A problem off the field. A solution on it. The Freak.
Whatever you called Randy Moss in his time with the Minnesota Vikings, Oakland Raiders, New England Patriots, Tennessee Titans, and San Francisco 49ers, you could never argue with the bottom line in any workplace.
Results.
https://www.youtube.com/watch?v=ZUe0Aapx1QE
Moss’ troubles started early. Originally a Notre Dame commit, an off-field fight that reportedly revolved around race kept Moss from ever wearing an Irish uniform.
Randy would enroll at Florida State, but a drug-related probation violation while he was serving a jail sentence for the fight got him in deeper trouble, which included a dismissal from FSU.
At long last, Moss would see a college football field after two years of dealing with legal issues, and it would be right in his backyard at Marshall University.
Once there, “The Freak” was unleashed.
Stats stacked up, records fell, and Moss was dubbed by some, including Dallas owner Jerry Jones, as the greatest individual prospect they’d ever seen.
Despite the consensus on Moss’ talent, he slipped to 21 in the 1998 NFL Draft because teams feared he would be too much of an off-field distraction, leading Moss to vow that all the teams that passed on him “would regret it”.
Randy made good on his word, and one of the first teams to experience the wrath of Randy, was Jones’ Cowboys.
https://www.youtube.com/watch?v=-aM0BIP0uzc
They wouldn’t be the last, as Moss put up six straight 1,000-plus yards seasons to start his career with Minnesota, reaching double-digits in touchdowns five of those years.
Moss was an enigma, one that could flip the switch as he famously noted with his “I play when I want to play” interview.
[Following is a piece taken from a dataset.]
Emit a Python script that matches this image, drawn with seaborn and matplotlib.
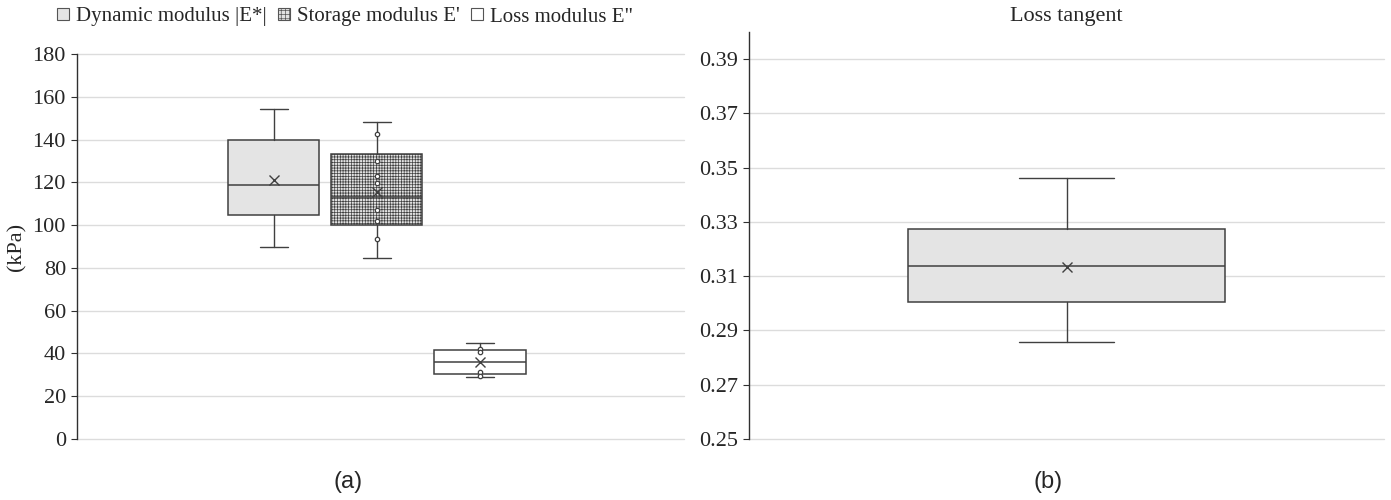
import numpy as np
import matplotlib
matplotlib.use("Agg")
from matplotlib import pyplot as plt
from matplotlib.patches import Patch
import seaborn as sns

# box statistics (kPa)
moduli = ["Dynamic modulus |E*|", "Storage modulus E'", "Loss modulus E\""]
mod_whislo = [89.8, 84.6, 28.8]
mod_q1 = [104.7, 100.0, 30.4]
mod_med = [118.7, 113.1, 36.1]
mod_q3 = [139.8, 133.2, 41.6]
mod_whishi = [154.3, 148.2, 44.9]
mod_mean = [120.9, 115.3, 36.1]

# inner points shown in the chart
storage_points = [142.6, 130.1, 122.9, 119.5, 107.0, 101.9, 93.6]
loss_points = [42.1, 40.8, 31.1, 29.6]

# loss tangent
tan_stats = [0.2857, 0.3005, 0.3137, 0.3274, 0.3462]   # whislo, q1, med, q3, whishi
tan_mean = 0.3134

sns.set_style("white")
plt.rcParams['font.family'] = ['Liberation Serif', 'DejaVu Serif']
plt.rcParams['hatch.linewidth'] = 0.5
plt.rcParams['hatch.color'] = '#a4a4a4'

line_c = '#404040'
fills = ['#e4e4e4', '#e2e2e2', 'white']
hatches = [None, '++++++', None]
fs = 16

fig = plt.figure(figsize=(13.91, 5), dpi=100)
ax1 = fig.add_axes([77/1391, 1-439/500, 607/1391, 385/500])
ax2 = fig.add_axes([749/1391, 1-439/500, 635/1391, 407/500])

def style_axis(ax):
    ax.grid(axis='y', color='#dcdcdc', lw=1)
    for g in ax.get_ygridlines():
        g.set_clip_on(False)
    ax.set_axisbelow(True)
    for s in ['top', 'right', 'bottom']:
        ax.spines[s].set_visible(False)
    ax.spines['left'].set_color('#303030')
    ax.spines['left'].set_linewidth(1)
    ax.tick_params(axis='y', left=True, length=4, width=0.8, color='#303030',
                   labelsize=fs, pad=4)
    ax.tick_params(axis='x', bottom=False, labelbottom=False)

def draw_box(ax, pos, st, mean, width, fill, hatch):
    stats = [dict(whislo=st[0], q1=st[1], med=st[2], q3=st[3], whishi=st[4],
                  mean=mean, fliers=[])]
    b = ax.bxp(stats, positions=[pos], widths=width, patch_artist=True,
               showmeans=True, showfliers=False,
               boxprops=dict(facecolor=fill, edgecolor=line_c, lw=1.1, hatch=hatch),
               medianprops=dict(color=line_c, lw=1.1),
               whiskerprops=dict(color=line_c, lw=1),
               capprops=dict(color=line_c, lw=1),
               meanprops=dict(marker='x', markeredgecolor=line_c, markersize=6.5,
                              markeredgewidth=1),
               capwidths=width * 0.3, manage_ticks=False)
    return b

# left panel: moduli
for i in range(3):
    st = [mod_whislo[i], mod_q1[i], mod_med[i], mod_q3[i], mod_whishi[i]]
    draw_box(ax1, i, st, mod_mean[i], 0.885, fills[i], hatches[i])

sns.scatterplot(x=[1] * len(storage_points), y=storage_points, ax=ax1,
                marker='o', s=10, facecolor='white', edgecolor=line_c,
                linewidth=0.9, zorder=5, legend=False)
sns.scatterplot(x=[2] * len(loss_points), y=loss_points, ax=ax1,
                marker='o', s=10, facecolor='white', edgecolor=line_c,
                linewidth=0.9, zorder=5, legend=False)

ax1.set_xlim(-1.91, 3.98)
ax1.set_ylim(0, 180)
ax1.set_yticks(np.arange(0, 181, 20))
ax1.set_ylabel('(kPa)', fontsize=fs, labelpad=4)
style_axis(ax1)

handles = [Patch(facecolor=fills[i], edgecolor='#555555',
                 hatch=hatches[i] and '++++', lw=0.8,
                 label=moduli[i]) for i in range(3)]
fig.legend(handles=handles, loc='center', bbox_to_anchor=(345/1391, 1-17/500),
           ncol=3, frameon=False, fontsize=15, handlelength=0.55, handleheight=0.55,
           handletextpad=0.35, columnspacing=0.55, borderpad=0)

# right panel: loss tangent
draw_box(ax2, 0, tan_stats, tan_mean, 1.0, '#e4e4e4', None)
ax2.set_xlim(-1, 1)
ax2.set_ylim(0.25, 0.40)
ax2.set_yticks(np.arange(0.25, 0.391, 0.02))
ax2.set_yticklabels([f"{v:.2f}" for v in np.arange(0.25, 0.391, 0.02)])
style_axis(ax2)
fig.text(1066/1391, 1-17/500, 'Loss tangent', fontsize=fs, ha='center', va='center')

fig.text(348/1391, 1-482/500, '(a)', family='Liberation Sans', fontsize=17,
         ha='center', va='center')
fig.text(1048/1391, 1-482/500, '(b)', family='Liberation Sans', fontsize=17,
         ha='center', va='center')

fig.savefig('out.png', dpi=100)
A man that could put up 13 receiving touchdowns in a year, but in that season’s last game, walk off the field before triple-zeros showed on the game clock, with no remorse or second thought.
He could quit on the Oakland Raiders, but in his first season in New England after coming over from “The Black Hole”, put up the single-greatest receiving season in the history of football.
Moss could brush a $10,000 fine off like it was a speck of dirt on his shoulder, push a traffic cop down the street with his car, and be chastised by Joe Buck for fake-mooning the Green Bay crowd (below), but still have thousands and thousands of loyal fans that adored him for his immeasurable talent.
Randy lived quite the double-life while he was playing, though as he turns 37-years-old today, he seems to have matured, grown up, and settled down, even burying the hatchet with Buck on FOX, where he now serves as an NFL analyst.
A tad jarring to see Randy as a corporate suit? A bit strange to hear him reasoning with other talent and supplying us with “analysis” on FOX Sports 1? A tiny bit perplexing to try and comprehend how far Randy has come since we first fell in love with the ultra-talent out of Marshall? Sure.
But what should scare and amaze fans the most in Randy-retrospect is how Moss produced despite off-field trouble. Imagine if “The Freak” would’ve focused all his energy on football and stayed out of trouble away from the game, he could’ve been the greatest receiver the game has ever seen.
His scariest accomplishment? That he probably still was.